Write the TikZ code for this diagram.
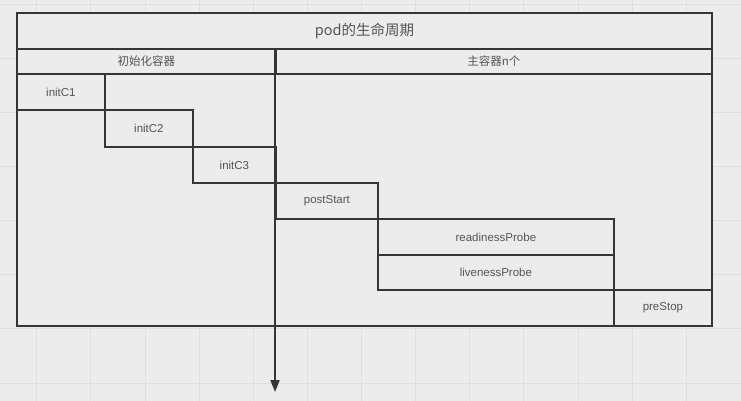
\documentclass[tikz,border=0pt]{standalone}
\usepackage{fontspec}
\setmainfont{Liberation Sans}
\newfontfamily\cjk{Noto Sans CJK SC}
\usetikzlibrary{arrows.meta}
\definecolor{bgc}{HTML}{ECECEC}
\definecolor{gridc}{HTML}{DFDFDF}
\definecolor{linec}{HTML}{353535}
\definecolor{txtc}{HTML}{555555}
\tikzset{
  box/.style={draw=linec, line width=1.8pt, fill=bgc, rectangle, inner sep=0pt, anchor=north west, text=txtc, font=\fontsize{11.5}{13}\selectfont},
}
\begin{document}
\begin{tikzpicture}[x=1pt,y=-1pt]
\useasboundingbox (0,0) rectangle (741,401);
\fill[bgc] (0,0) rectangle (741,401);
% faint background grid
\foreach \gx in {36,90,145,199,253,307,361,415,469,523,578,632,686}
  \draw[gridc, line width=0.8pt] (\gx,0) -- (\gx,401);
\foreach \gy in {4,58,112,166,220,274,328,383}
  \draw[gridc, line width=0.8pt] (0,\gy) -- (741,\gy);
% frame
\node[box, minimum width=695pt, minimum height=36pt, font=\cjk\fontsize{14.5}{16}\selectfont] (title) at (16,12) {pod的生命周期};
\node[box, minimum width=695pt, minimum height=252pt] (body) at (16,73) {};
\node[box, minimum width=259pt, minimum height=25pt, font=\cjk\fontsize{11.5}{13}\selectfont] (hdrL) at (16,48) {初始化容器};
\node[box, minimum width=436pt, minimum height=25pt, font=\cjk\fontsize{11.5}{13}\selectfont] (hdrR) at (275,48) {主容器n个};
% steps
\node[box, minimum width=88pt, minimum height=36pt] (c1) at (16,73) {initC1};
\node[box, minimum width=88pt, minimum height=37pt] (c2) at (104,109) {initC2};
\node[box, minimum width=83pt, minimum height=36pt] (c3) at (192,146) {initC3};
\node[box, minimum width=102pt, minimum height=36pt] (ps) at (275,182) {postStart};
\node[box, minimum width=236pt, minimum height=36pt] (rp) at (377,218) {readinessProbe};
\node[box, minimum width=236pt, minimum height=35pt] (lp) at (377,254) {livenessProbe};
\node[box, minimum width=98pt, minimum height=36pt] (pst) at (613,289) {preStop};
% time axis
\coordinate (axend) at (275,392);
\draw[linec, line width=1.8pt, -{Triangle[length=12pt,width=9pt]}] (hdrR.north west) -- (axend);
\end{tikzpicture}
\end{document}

^^^^

EXERCISE » The data above needs to be retyped exactly, with the images left out.

WRITTEN SOLUTION »
Write the TikZ code for this diagram.
\documentclass[tikz,border=0pt]{standalone}
\usepackage{fontspec}
\setmainfont{Liberation Sans}
\newfontfamily\cjk{Noto Sans CJK SC}
\usetikzlibrary{arrows.meta}
\definecolor{bgc}{HTML}{ECECEC}
\definecolor{gridc}{HTML}{DFDFDF}
\definecolor{linec}{HTML}{353535}
\definecolor{txtc}{HTML}{555555}
\tikzset{
  box/.style={draw=linec, line width=1.8pt, fill=bgc, rectangle, inner sep=0pt, anchor=north west, text=txtc, font=\fontsize{11.5}{13}\selectfont},
}
\begin{document}
\begin{tikzpicture}[x=1pt,y=-1pt]
\useasboundingbox (0,0) rectangle (741,401);
\fill[bgc] (0,0) rectangle (741,401);
% faint background grid
\foreach \gx in {36,90,145,199,253,307,361,415,469,523,578,632,686}
  \draw[gridc, line width=0.8pt] (\gx,0) -- (\gx,401);
\foreach \gy in {4,58,112,166,220,274,328,383}
  \draw[gridc, line width=0.8pt] (0,\gy) -- (741,\gy);
% frame
\node[box, minimum width=695pt, minimum height=36pt, font=\cjk\fontsize{14.5}{16}\selectfont] (title) at (16,12) {pod的生命周期};
\node[box, minimum width=695pt, minimum height=252pt] (body) at (16,73) {};
\node[box, minimum width=259pt, minimum height=25pt, font=\cjk\fontsize{11.5}{13}\selectfont] (hdrL) at (16,48) {初始化容器};
\node[box, minimum width=436pt, minimum height=25pt, font=\cjk\fontsize{11.5}{13}\selectfont] (hdrR) at (275,48) {主容器n个};
% steps
\node[box, minimum width=88pt, minimum height=36pt] (c1) at (16,73) {initC1};
\node[box, minimum width=88pt, minimum height=37pt] (c2) at (104,109) {initC2};
\node[box, minimum width=83pt, minimum height=36pt] (c3) at (192,146) {initC3};
\node[box, minimum width=102pt, minimum height=36pt] (ps) at (275,182) {postStart};
\node[box, minimum width=236pt, minimum height=36pt] (rp) at (377,218) {readinessProbe};
\node[box, minimum width=236pt, minimum height=35pt] (lp) at (377,254) {livenessProbe};
\node[box, minimum width=98pt, minimum height=36pt] (pst) at (613,289) {preStop};
% time axis
\coordinate (axend) at (275,392);
\draw[linec, line width=1.8pt, -{Triangle[length=12pt,width=9pt]}] (hdrR.north west) -- (axend);
\end{tikzpicture}
\end{document}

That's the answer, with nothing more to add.